As the map above illustrates, I strive to grow Paperly both broad and deep. What does that mean? Broad means I want to build an organization that covers all 50 states, and ultimately, expands internationally. Deep means I want to build an organization deeply rooted in teams that serve local communities and are guided and mentored by Leaders.
To me, Paperly needs to be both broad and deep to succeed. If one falls out-of-balance, then Paperly will fall out-of-balance too. Why?
Let’s assume Paperly forgets about being broad. For example, let’s assume Paperly becomes too concentrated in one geographic area. Or perhaps the vast majority of Paperly’s sales occur from one Consultant and her team. If either scenario occurs, you can imagine what would happen if that geographical area became economically depressed, or if that star Consultant decides to leave Paperly… Paperly’s performance would suffer dramatically.
Oppositely, let’s assume Paperly forgets about being deep.
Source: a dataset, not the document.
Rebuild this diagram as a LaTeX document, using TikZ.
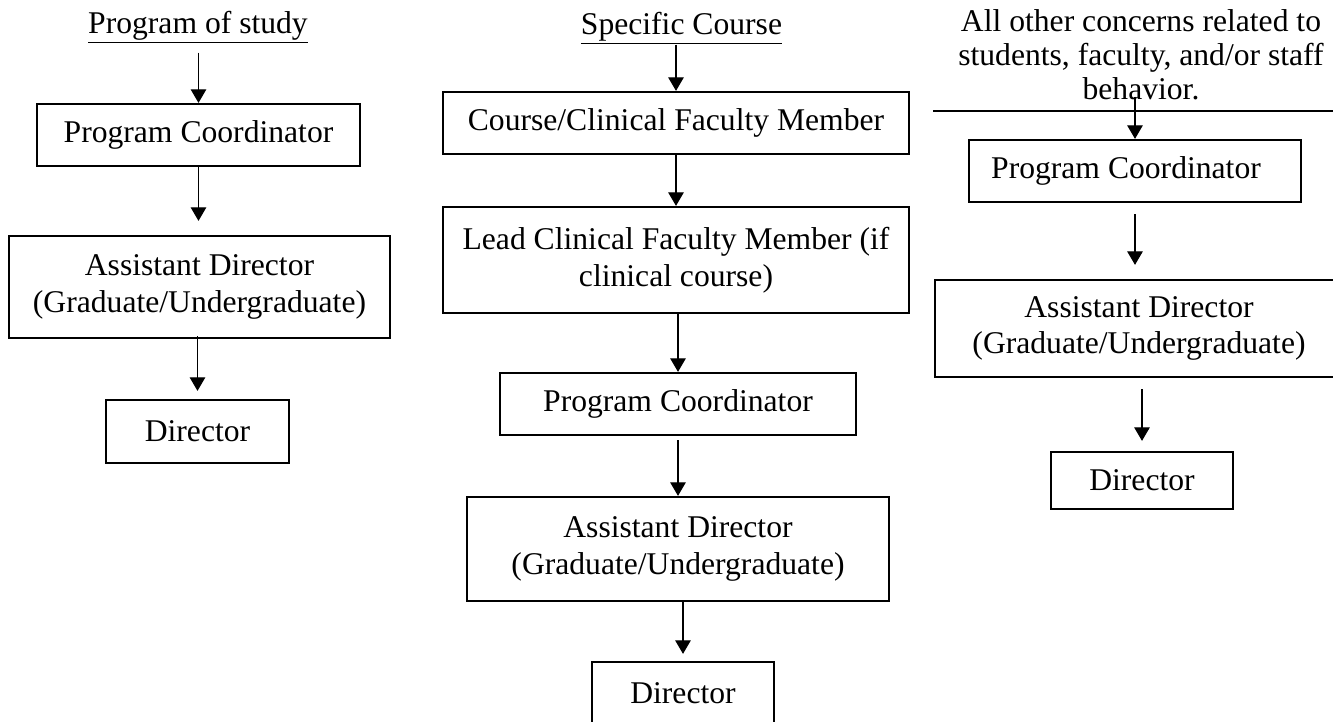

For example, let’s assume Paperly has hundreds and hundreds of Consultants all reporting into Home Office – i.e. no teams, no downlines, no mentors, no leaders. Clearly, Corporate cannot play all these roles. It’s simply too taxing. There’s little doubt that leading and mentoring works better from like-minded Consultants out in the communities. If Paperly forgets about being deep, then it can also forget about being successful.
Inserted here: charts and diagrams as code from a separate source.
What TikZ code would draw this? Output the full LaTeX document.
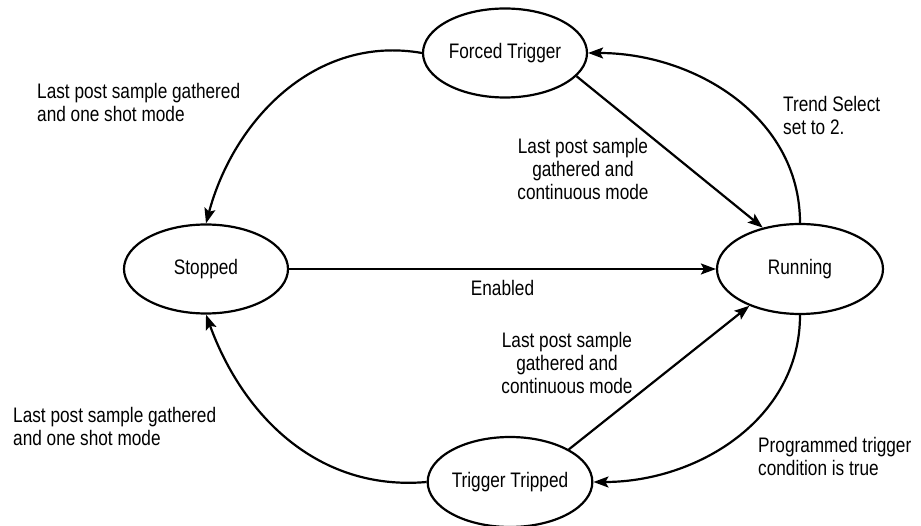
\documentclass[tikz,border=0pt]{standalone}
\usepackage{fontspec}
\setmainfont[FakeStretch=0.82]{Liberation Sans}
\usepackage{tikz}
\usetikzlibrary{arrows.meta,positioning,shapes.geometric}

\begin{document}
\begin{tikzpicture}[x=1pt,y=1pt,font=\fontsize{21}{23}\selectfont,
    statenode/.style={draw,ellipse,line width=2.2pt,inner sep=0pt,minimum width=164pt,minimum height=89pt},
    trans/.style={line width=2.2pt,-{Stealth[length=15pt,width=11pt,inset=3pt]}},
    lbl/.style={inner sep=0pt}]
  \useasboundingbox (0,0) rectangle (921,525);
  \node[statenode] (ft) at (505,472) {Forced Trigger};
  \node[statenode] (stop) at (206,256) {Stopped};
  \node[statenode,minimum width=166pt,minimum height=90pt] (run) at (800,256) {Running};
  \node[statenode,minimum height=90pt] (tt) at (510,43) {Trigger Tripped};
  \draw[trans] (ft.west) to[out=170,in=75] (stop.north);
  \draw[trans] (ft.-18) -- (run.132);
  \draw[trans] (run.north) to[out=90,in=0] (ft.east);
  \draw[trans] (stop.east) -- node[lbl,below=10pt] {Enabled} (run.west);
  \draw[trans] (tt.29) -- (run.-144);
  \draw[trans] (run.south) to[out=-90,in=0] (tt.east);
  \draw[trans] (tt.west) to[out=185,in=-70] (stop.south);
  \node[lbl,anchor=north west,align=left] (oneshotup) at (37,442) {Last post sample gathered\\and one shot mode};
  \node[lbl,anchor=north west,align=left] (oneshotlow) at (13,118) {Last post sample gathered\\and one shot mode};
  \node[lbl,anchor=north,align=center] (contup) at (583,387) {Last post sample\\gathered and\\continuous mode};
  \node[lbl,anchor=north,align=center] (contlow) at (567,193) {Last post sample\\gathered and\\continuous mode};
  \node[lbl,anchor=north west,align=left] (trend) at (783,429) {Trend Select\\set to 2.};
  \node[lbl,anchor=north west,align=left] (prog) at (758,88) {Programmed trigger\\condition is true};
\end{tikzpicture}
\end{document}
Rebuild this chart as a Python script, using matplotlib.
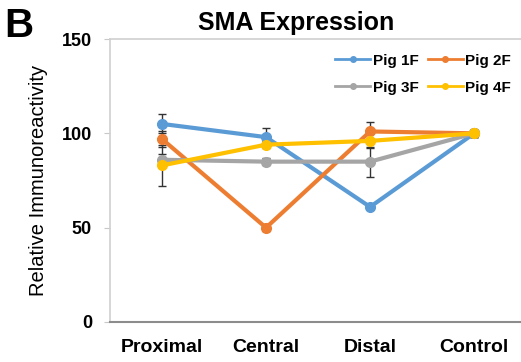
import matplotlib
matplotlib.use('Agg')
import matplotlib.pyplot as plt
from matplotlib.lines import Line2D
import numpy as np

plt.rcParams['font.family'] = ['Liberation Sans', 'DejaVu Sans']

regions = ['Proximal', 'Central', 'Distal', 'Control']
pigs = ['Pig 1F', 'Pig 2F', 'Pig 3F', 'Pig 4F']

pig1 = [105, 98, 61, 100]
pig2 = [97, 50, 101, 100]
pig3 = [86, 85, 85, 100]
pig4 = [83, 94, 96, 100]

err1 = [5, 5, 1, 2]
err2 = [4, 2, 5, 2]
err3 = [3, 2, 8, 2]
err4 = [11, 2, 4, 2]

colors = ['#5B9BD5', '#ED7D31', '#A5A5A5', '#FFC000']

fig = plt.figure(figsize=(5.21, 3.62), dpi=100)
ax = fig.add_axes([0.211, 0.1105, 0.789, 0.7817])

x = np.arange(len(regions))
handles = []
for name, vals, errs, c in zip(pigs, [pig1, pig2, pig3, pig4],
                                [err1, err2, err3, err4], colors):
    ax.errorbar(x, vals, yerr=errs, color=c, lw=3, marker='o', ms=7,
                ecolor='#333333', elinewidth=1, capsize=3, capthick=1)
    handles.append(Line2D([], [], color=c, lw=2, marker='o', ms=4, label=name))

ax.set_xlim(-0.5, 3.45)
ax.set_ylim(0, 150)
ax.set_yticks([0, 50, 100, 150])
ax.set_xticks(x, regions)
ax.tick_params(axis='x', length=0, pad=12, labelsize=14)
ax.tick_params(axis='y', length=4, color='#c8c8c8', pad=9, labelsize=13)
for lab in ax.get_xticklabels() + ax.get_yticklabels():
    lab.set_fontweight('bold')
ax.spines['right'].set_visible(False)
for s in ['left', 'top']:
    ax.spines[s].set_color('#d0d0d0')
    ax.spines[s].set_linewidth(1.2)
ax.spines['bottom'].set_color('#8c8c8c')
ax.spines['bottom'].set_linewidth(1.5)

ax.set_ylabel('Relative Immunoreactivity', fontsize=14.5, labelpad=10)
fig.text(0.568, 0.917, 'SMA Expression', fontsize=18, fontweight='bold',
         ha='center', va='baseline')
fig.text(0.008, 0.898, 'B', fontsize=29, fontweight='bold', va='baseline')

# row-major order like the original legend
order = [0, 2, 1, 3]
leg = ax.legend([handles[i] for i in order], [pigs[i] for i in order],
                loc='upper right', ncol=2, frameon=False, fontsize=11,
                handlelength=2.3, columnspacing=0.6, handletextpad=0.15,
                labelspacing=0.85, borderaxespad=0,
                bbox_to_anchor=(0.99, 0.97))
for t in leg.get_texts():
    t.set_fontweight('bold')

fig.savefig('out.png', dpi=100)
The examples above highlight the precarious balance Paperly must find between broad and deep. As the map above shows, I think we’re doing a good job at it. But to spur additional breadth (and ultimately depth), Paperly is offering a very limited time promotion, expiring this Sunday (11/07/10):
Be the first to enroll in 1 of the 20 states Paperly does not currently operate within
and Paperly will give you 50% off your own 2010 holiday card order!
I’m confident one day soon, Paperly will operate in all 50 states – even internationally – with hordes of Team Leaders in each state. I can’t wait.